Figure scripts

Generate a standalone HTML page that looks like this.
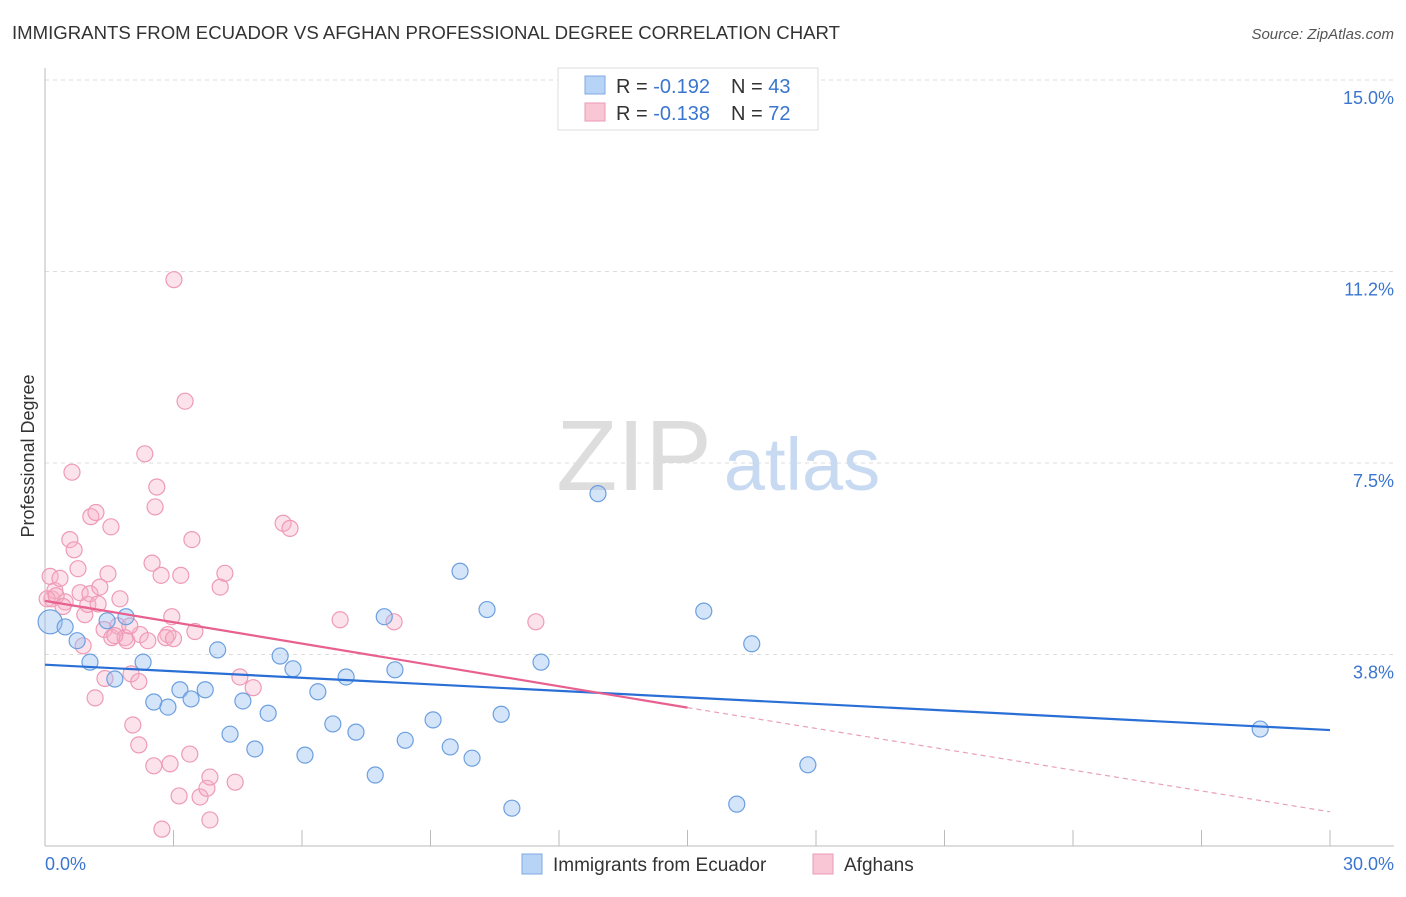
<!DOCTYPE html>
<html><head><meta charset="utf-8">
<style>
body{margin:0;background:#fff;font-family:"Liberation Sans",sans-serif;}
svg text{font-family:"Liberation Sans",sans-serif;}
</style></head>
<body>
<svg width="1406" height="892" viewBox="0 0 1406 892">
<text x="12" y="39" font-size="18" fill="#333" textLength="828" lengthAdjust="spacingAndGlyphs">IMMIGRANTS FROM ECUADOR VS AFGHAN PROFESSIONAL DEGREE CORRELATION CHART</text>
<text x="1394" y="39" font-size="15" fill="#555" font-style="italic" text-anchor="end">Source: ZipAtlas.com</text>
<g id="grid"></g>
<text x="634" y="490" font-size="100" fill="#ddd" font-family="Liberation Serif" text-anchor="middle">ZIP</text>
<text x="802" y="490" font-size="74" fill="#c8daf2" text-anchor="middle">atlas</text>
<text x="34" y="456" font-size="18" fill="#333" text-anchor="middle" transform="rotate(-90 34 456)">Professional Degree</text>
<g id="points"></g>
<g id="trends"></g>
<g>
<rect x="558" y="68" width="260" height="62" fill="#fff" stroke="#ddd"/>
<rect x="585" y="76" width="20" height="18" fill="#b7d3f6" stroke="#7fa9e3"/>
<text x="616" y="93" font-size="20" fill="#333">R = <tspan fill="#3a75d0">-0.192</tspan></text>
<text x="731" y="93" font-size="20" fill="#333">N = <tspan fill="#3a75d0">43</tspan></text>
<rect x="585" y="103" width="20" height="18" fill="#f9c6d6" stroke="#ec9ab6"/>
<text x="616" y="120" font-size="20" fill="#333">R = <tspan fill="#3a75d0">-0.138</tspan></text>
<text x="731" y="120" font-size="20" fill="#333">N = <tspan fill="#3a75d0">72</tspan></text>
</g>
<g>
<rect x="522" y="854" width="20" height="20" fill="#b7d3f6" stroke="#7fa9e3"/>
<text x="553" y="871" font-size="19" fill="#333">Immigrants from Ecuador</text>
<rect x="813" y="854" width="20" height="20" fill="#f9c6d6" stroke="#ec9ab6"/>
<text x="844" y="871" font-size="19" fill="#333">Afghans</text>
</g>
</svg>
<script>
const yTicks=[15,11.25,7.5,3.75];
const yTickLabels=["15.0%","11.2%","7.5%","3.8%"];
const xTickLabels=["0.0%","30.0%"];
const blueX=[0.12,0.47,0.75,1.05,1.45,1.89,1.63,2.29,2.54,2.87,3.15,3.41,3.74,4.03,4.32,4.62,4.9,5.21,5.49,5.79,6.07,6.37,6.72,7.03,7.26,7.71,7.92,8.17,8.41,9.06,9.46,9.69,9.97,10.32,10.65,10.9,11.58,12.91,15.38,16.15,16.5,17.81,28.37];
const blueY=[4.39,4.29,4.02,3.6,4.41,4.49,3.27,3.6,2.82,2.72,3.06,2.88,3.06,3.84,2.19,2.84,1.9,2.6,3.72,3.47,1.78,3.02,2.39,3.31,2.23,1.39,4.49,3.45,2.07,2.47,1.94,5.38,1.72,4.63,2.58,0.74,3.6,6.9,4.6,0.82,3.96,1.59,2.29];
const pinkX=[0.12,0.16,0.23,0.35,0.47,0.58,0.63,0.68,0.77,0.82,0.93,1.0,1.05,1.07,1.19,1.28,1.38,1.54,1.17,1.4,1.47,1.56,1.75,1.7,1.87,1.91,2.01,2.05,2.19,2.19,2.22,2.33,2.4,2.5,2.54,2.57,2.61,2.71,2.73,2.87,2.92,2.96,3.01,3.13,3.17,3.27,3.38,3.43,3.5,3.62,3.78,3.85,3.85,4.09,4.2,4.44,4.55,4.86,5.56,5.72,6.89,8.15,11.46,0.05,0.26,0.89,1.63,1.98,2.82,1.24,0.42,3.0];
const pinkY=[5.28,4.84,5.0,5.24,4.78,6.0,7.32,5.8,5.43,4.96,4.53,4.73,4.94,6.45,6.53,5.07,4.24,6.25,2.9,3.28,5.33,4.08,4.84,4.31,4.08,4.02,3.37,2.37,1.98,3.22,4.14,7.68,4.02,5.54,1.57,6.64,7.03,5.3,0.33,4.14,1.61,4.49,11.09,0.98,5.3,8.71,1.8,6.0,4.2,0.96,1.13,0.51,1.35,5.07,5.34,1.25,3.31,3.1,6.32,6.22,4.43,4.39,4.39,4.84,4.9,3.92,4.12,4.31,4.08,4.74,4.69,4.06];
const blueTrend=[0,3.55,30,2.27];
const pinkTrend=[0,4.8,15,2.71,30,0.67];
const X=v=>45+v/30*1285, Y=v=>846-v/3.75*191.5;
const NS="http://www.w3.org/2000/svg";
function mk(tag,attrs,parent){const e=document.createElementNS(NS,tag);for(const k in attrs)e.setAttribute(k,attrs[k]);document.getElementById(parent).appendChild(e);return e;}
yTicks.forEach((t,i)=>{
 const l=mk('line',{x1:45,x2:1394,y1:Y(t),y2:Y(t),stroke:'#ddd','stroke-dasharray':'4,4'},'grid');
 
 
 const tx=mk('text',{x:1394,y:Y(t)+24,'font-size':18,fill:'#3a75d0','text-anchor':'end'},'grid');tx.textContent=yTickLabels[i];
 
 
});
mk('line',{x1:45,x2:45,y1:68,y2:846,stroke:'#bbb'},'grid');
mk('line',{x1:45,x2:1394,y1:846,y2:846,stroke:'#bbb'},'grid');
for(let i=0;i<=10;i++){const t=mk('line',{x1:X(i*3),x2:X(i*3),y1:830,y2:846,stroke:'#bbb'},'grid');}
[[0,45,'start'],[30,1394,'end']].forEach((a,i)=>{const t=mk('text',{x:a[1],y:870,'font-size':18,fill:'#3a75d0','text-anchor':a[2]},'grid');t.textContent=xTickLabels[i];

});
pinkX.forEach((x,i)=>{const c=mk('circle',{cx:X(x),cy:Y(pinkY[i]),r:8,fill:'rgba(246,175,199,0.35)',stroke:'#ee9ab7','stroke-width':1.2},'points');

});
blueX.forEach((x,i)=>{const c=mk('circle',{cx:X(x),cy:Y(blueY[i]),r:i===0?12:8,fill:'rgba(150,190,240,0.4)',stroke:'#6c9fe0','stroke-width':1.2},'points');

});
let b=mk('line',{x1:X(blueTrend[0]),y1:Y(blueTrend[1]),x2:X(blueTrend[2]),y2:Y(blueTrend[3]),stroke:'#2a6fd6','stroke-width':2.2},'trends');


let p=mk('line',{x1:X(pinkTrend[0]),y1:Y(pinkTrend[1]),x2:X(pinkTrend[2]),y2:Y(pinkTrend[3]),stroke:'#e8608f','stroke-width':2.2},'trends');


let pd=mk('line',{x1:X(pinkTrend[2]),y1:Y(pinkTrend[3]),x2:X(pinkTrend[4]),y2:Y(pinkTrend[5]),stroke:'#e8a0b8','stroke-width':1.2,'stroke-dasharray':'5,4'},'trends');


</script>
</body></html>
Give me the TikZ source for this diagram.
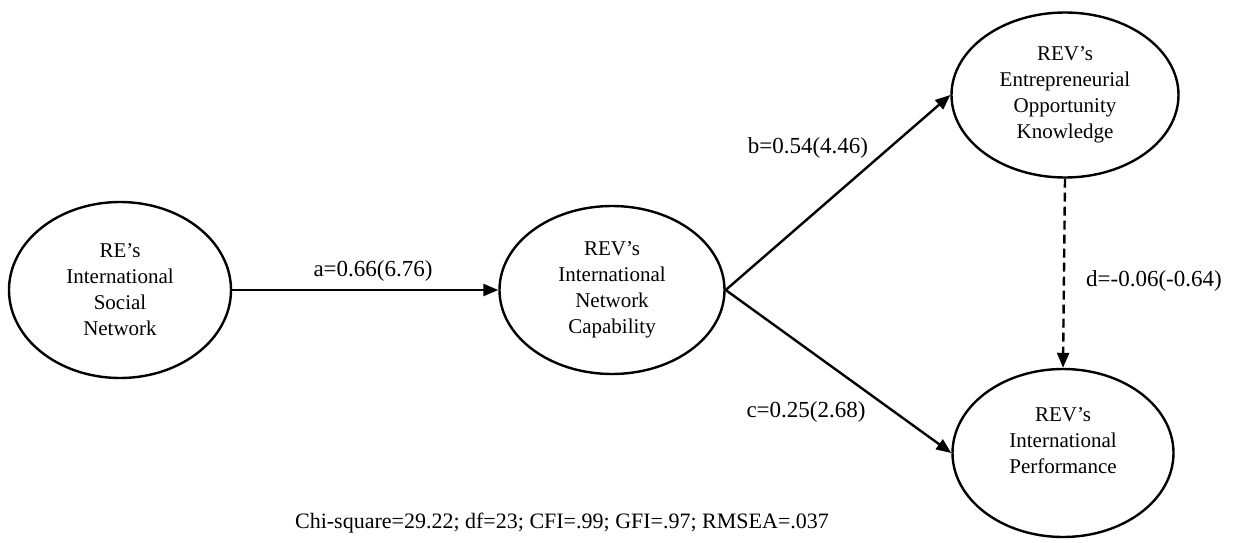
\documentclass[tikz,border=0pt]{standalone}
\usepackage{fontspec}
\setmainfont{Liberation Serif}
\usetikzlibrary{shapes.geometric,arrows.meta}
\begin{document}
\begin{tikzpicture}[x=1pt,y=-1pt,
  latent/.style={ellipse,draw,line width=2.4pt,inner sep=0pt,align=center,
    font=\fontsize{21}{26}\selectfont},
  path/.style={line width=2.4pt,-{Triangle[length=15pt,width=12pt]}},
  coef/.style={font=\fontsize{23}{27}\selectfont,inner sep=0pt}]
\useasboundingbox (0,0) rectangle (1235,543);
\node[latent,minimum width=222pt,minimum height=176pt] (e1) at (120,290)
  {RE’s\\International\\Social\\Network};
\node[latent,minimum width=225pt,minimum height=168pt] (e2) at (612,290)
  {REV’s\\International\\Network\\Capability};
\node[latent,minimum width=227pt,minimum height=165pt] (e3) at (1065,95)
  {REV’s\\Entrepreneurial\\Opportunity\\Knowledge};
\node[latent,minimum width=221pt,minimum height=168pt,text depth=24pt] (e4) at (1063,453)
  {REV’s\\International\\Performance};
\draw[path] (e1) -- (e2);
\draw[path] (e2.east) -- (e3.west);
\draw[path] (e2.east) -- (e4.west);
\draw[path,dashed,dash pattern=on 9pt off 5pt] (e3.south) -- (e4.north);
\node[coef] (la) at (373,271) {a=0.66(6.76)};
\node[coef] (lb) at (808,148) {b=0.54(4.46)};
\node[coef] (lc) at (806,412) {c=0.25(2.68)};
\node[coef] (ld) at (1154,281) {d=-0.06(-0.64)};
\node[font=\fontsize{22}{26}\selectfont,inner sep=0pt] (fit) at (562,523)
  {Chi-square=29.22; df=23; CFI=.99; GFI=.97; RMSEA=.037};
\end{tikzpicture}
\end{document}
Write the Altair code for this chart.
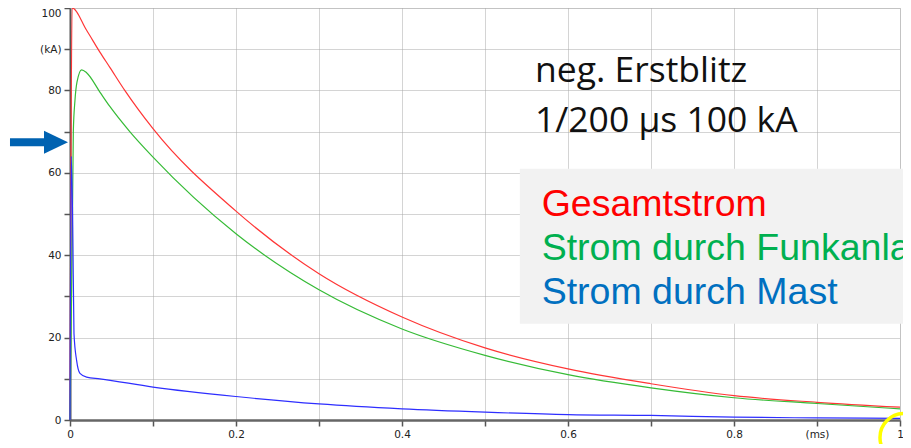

* **AIM OF THE TASK**: Say how many lines contain "this", and give nothing but that number.

* **WORKED ANSWER**: 3